The churning rate for the scheme is quite high. Housing and construction enjoyed a high exposure during the early days. Thereafter, the exposure was trimmed significantly and the opportunity to reap the full benefits was lost.

Among the new themes, the scheme has been bullish on media and entertainment since the beginning of this year. The scheme has no exposure to some of the sectors which have been the major contributors of the current rally like banks, metals and oil & gas.

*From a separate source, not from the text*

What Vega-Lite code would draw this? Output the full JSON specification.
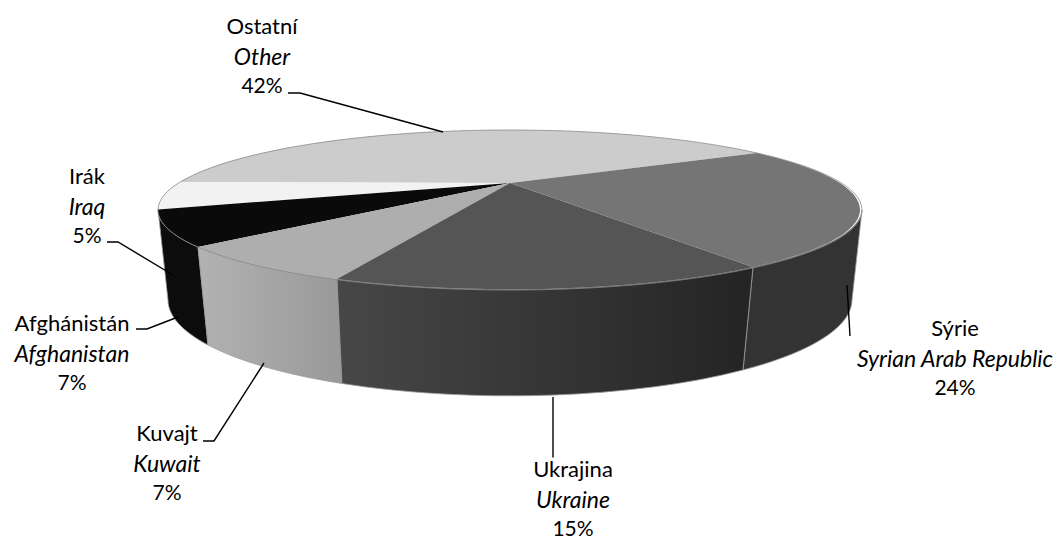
{"$schema":"https://vega.github.io/schema/vega-lite/v6.json","width":1058,"height":539,"autosize":{"type":"none"},"padding":0,"background":"white","view":{"stroke":null},"data":{"values":[{"rank":1,"cz":"Ostatní","en":"Other","share":0.42},{"rank":2,"cz":"Irák","en":"Iraq","share":0.05},{"rank":3,"cz":"Afghánistán","en":"Afghanistan","share":0.07},{"rank":4,"cz":"Kuvajt","en":"Kuwait","share":0.07},{"rank":5,"cz":"Ukrajina","en":"Ukraine","share":0.15},{"rank":6,"cz":"Sýrie","en":"Syrian Arab Republic","share":0.24}]},"resolve":{"scale":{"shape":"independent","fill":"independent"}},"layer":[{"transform":[{"filter":"datum.rank==3||datum.rank==6"}],"mark":{"type":"point","filled":true,"size":4,"opacity":1,"stroke":"#9a9a9a","strokeWidth":0.8},"encoding":{"shape":{"field":"cz","type":"nominal","legend":null,"scale":{"domain":["Afghánistán","Sýrie"],"range":["M-331 -22.5 A352 80 0 0 1 -371 -60 L-361 30.5 A342 96 0 0 0 -321 75.5 Z","M333 -59.5 A352 80 0 0 1 224 -2.5 L214 100.5 A342 96 0 0 0 323 30.5 Z"]}},"fill":{"field":"cz","type":"nominal","legend":null,"scale":{"domain":["Afghánistán","Sýrie"],"range":["#0c0c0c","#333333"]}}}},{"transform":[{"filter":"datum.rank==4"}],"mark":{"type":"point","filled":true,"size":4,"opacity":1,"stroke":"#9a9a9a","strokeWidth":0.8,"fill":{"gradient":"linear","x1":0,"y1":0,"x2":1,"y2":0,"stops":[{"offset":0,"color":"#b2b2b2"},{"offset":1,"color":"#999999"}]}},"encoding":{"shape":{"field":"cz","type":"nominal","legend":null,"scale":{"domain":["Kuvajt"],"range":["M-192 9.5 A352 80 0 0 1 -331 -22.5 L-321 75.5 A342 96 0 0 0 -187 114 Z"]}}}},{"transform":[{"filter":"datum.rank==5"}],"mark":{"type":"point","filled":true,"size":4,"opacity":1,"stroke":"#9a9a9a","strokeWidth":0.8,"fill":{"gradient":"linear","x1":0,"y1":0,"x2":1,"y2":0,"stops":[{"offset":0,"color":"#474747"},{"offset":1,"color":"#242424"}]}},"encoding":{"shape":{"field":"cz","type":"nominal","legend":null,"scale":{"domain":["Ukrajina"],"range":["M224 -2.5 A352 80 0 0 1 -192 9.5 L-187 114 A342 96 0 0 0 214 100.5 Z"]}}}},{"mark":{"type":"point","filled":true,"size":4,"opacity":1,"strokeWidth":0},"encoding":{"shape":{"field":"cz","type":"nominal","legend":null,"scale":{"domain":["Ostatní","Irák","Afghánistán","Kuvajt","Ukrajina","Sýrie"],"range":["M-19 -86.5 L-349 -87.5 A352 80 0 0 1 228 -116.5 Z","M-19 -86.5 L-371 -60 A352 80 0 0 1 -349 -87.5 Z","M-19 -86.5 L-331 -22.5 A352 80 0 0 1 -371 -60 Z","M-19 -86.5 L-192 9.5 A352 80 0 0 1 -331 -22.5 Z","M-19 -86.5 L224 -2.5 A352 80 0 0 1 -192 9.5 Z","M-19 -86.5 L228 -116.5 A352 80 0 0 1 224 -2.5 Z"]}},"fill":{"field":"cz","type":"nominal","legend":null,"scale":{"domain":["Ostatní","Irák","Afghánistán","Kuvajt","Ukrajina","Sýrie"],"range":["#cccccc","#f2f2f2","#0a0a0a","#aeaeae","#555555","#757575"]}}}},{"transform":[{"filter":"datum.rank==1"}],"mark":{"type":"point","filled":false,"size":4,"opacity":1,"stroke":"#8c8c8c","strokeWidth":0.8},"encoding":{"shape":{"field":"cz","type":"nominal","legend":null,"scale":{"domain":["Ostatní"],"range":["M-371 -59.5 A352 80 0 0 1 333 -59.5 A352 80 0 0 1 -371 -59.5"]}}}},{"mark":{"type":"point","filled":false,"size":4,"opacity":1,"stroke":"#000000","strokeWidth":1.4},"encoding":{"shape":{"field":"cz","type":"nominal","legend":null,"scale":{"domain":["Ostatní","Irák","Afghánistán","Kuvajt","Ukrajina","Sýrie"],"range":["M-241 -176.5 L-229 -176.5 L-86 -137.5","M-422 -27.5 L-411 -27.5 L-356 5.5","M-393 59.5 L-382 59.5 L-351 47.5","M-326 171.5 L-315 171.5 L-265 93.5","M24 127.5 L24 188","M318 15.5 L321 66.5"]}}}},{"mark":{"type":"text","font":"Lato","fontSize":22,"color":"#000000","align":"center","baseline":"middle"},"encoding":{"x":{"field":"rank","type":"quantitative","axis":null,"scale":{"domain":[1,2,3,4,5,6],"range":[262,87,72,167,573,955],"nice":false,"zero":false}},"y":{"field":"rank","type":"quantitative","axis":null,"scale":{"domain":[1,2,3,4,5,6],"range":[27,177,324,434,470,329],"nice":false,"zero":false}},"text":{"field":"cz","type":"nominal"}}},{"mark":{"type":"text","font":"Lato","fontSize":23,"fontStyle":"italic","color":"#000000","align":"center","baseline":"middle","dy":30.5},"encoding":{"x":{"field":"rank","type":"quantitative","axis":null},"y":{"field":"rank","type":"quantitative","axis":null},"text":{"field":"en","type":"nominal"}}},{"mark":{"type":"text","font":"Lato","fontSize":21,"color":"#000000","align":"center","baseline":"middle","dy":60},"encoding":{"x":{"field":"rank","type":"quantitative","axis":null},"y":{"field":"rank","type":"quantitative","axis":null},"text":{"field":"share","type":"quantitative","format":".0%"}}}]}
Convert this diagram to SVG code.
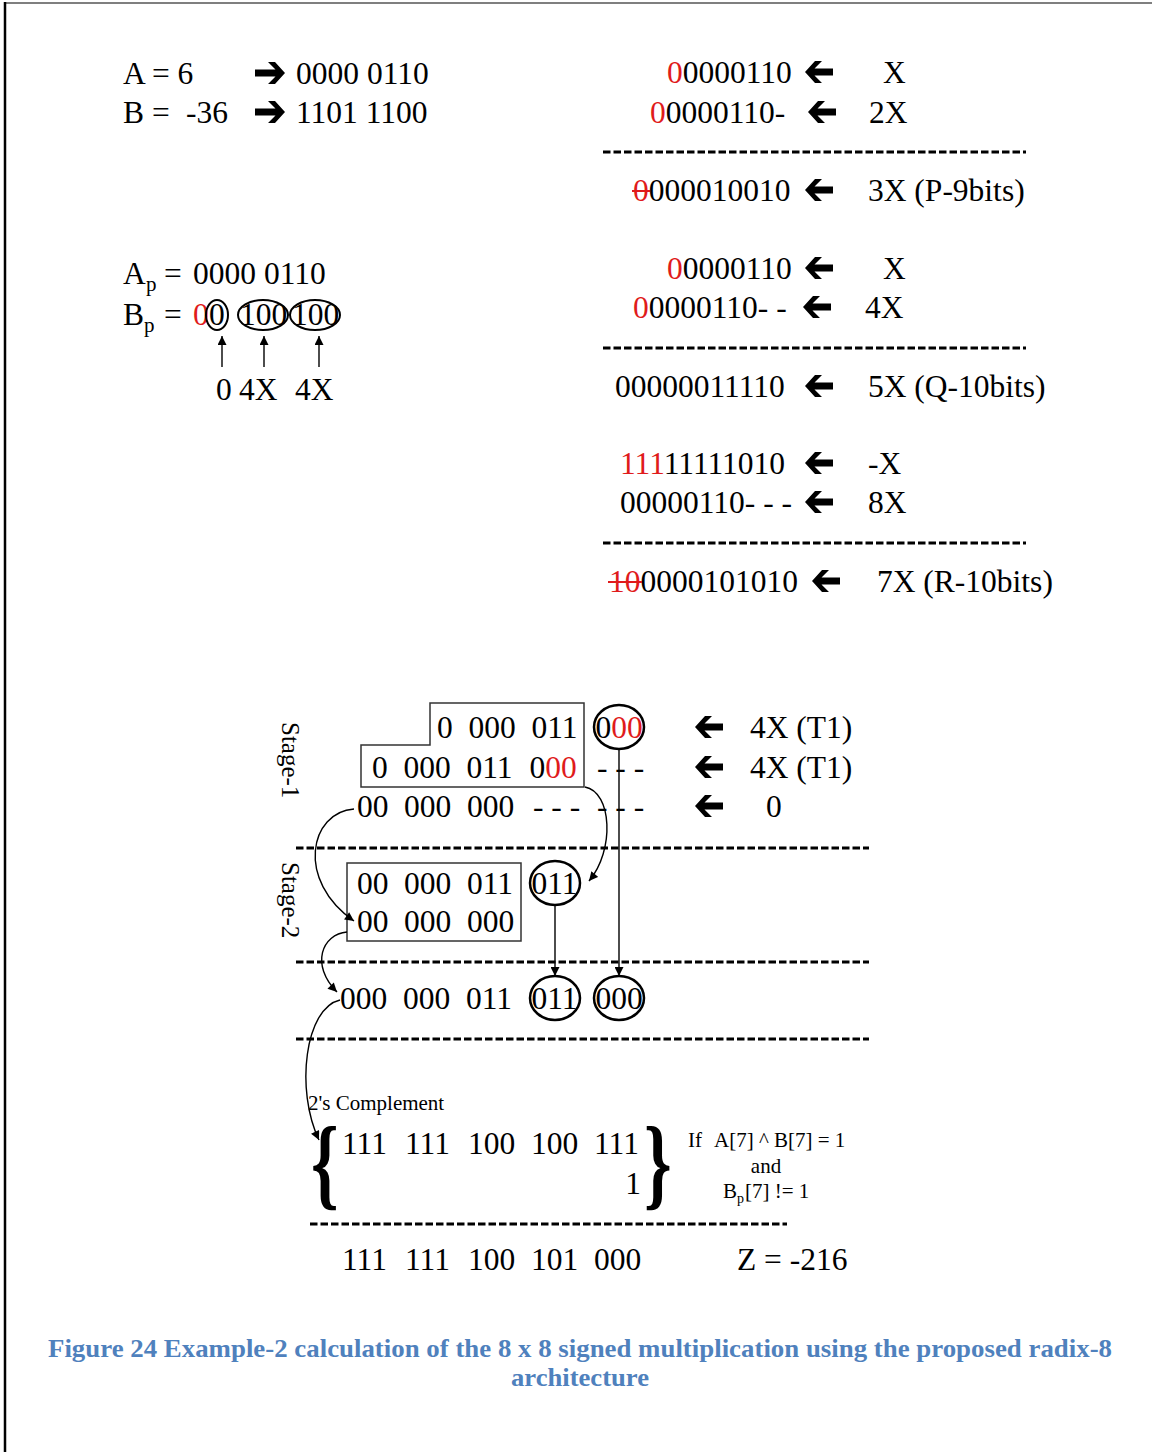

This seems to be one of the reasons why it has lost out on the current stage of the bull run. That also explains to a large extent why the scheme has underperformed the category of diversified equity schemes in year to date by over 20 per cent. The year to date, average returns of diversified equity schemes as on October 26, 2007 was 38.15 per cent. In comparison the scheme has delivered 18.21 per cent.

The fund manager of the scheme has recently changed. A new fund manager has taken over. It remains to be seen that how soon is he able to get the fund into the performance mode.

The only stocks which have featured in the portfolio consistently since its inception are DS Kulkarni Developers, DCM Shriram, Deepak Fertilisers, Phoenix Lamps and TV18. Currently it has exposure to 36 scrips spread across 15 sectors. ABN Amro Future Leaders manages a corpus of Rs 117.49 crore, which has seen a decline over the quarters.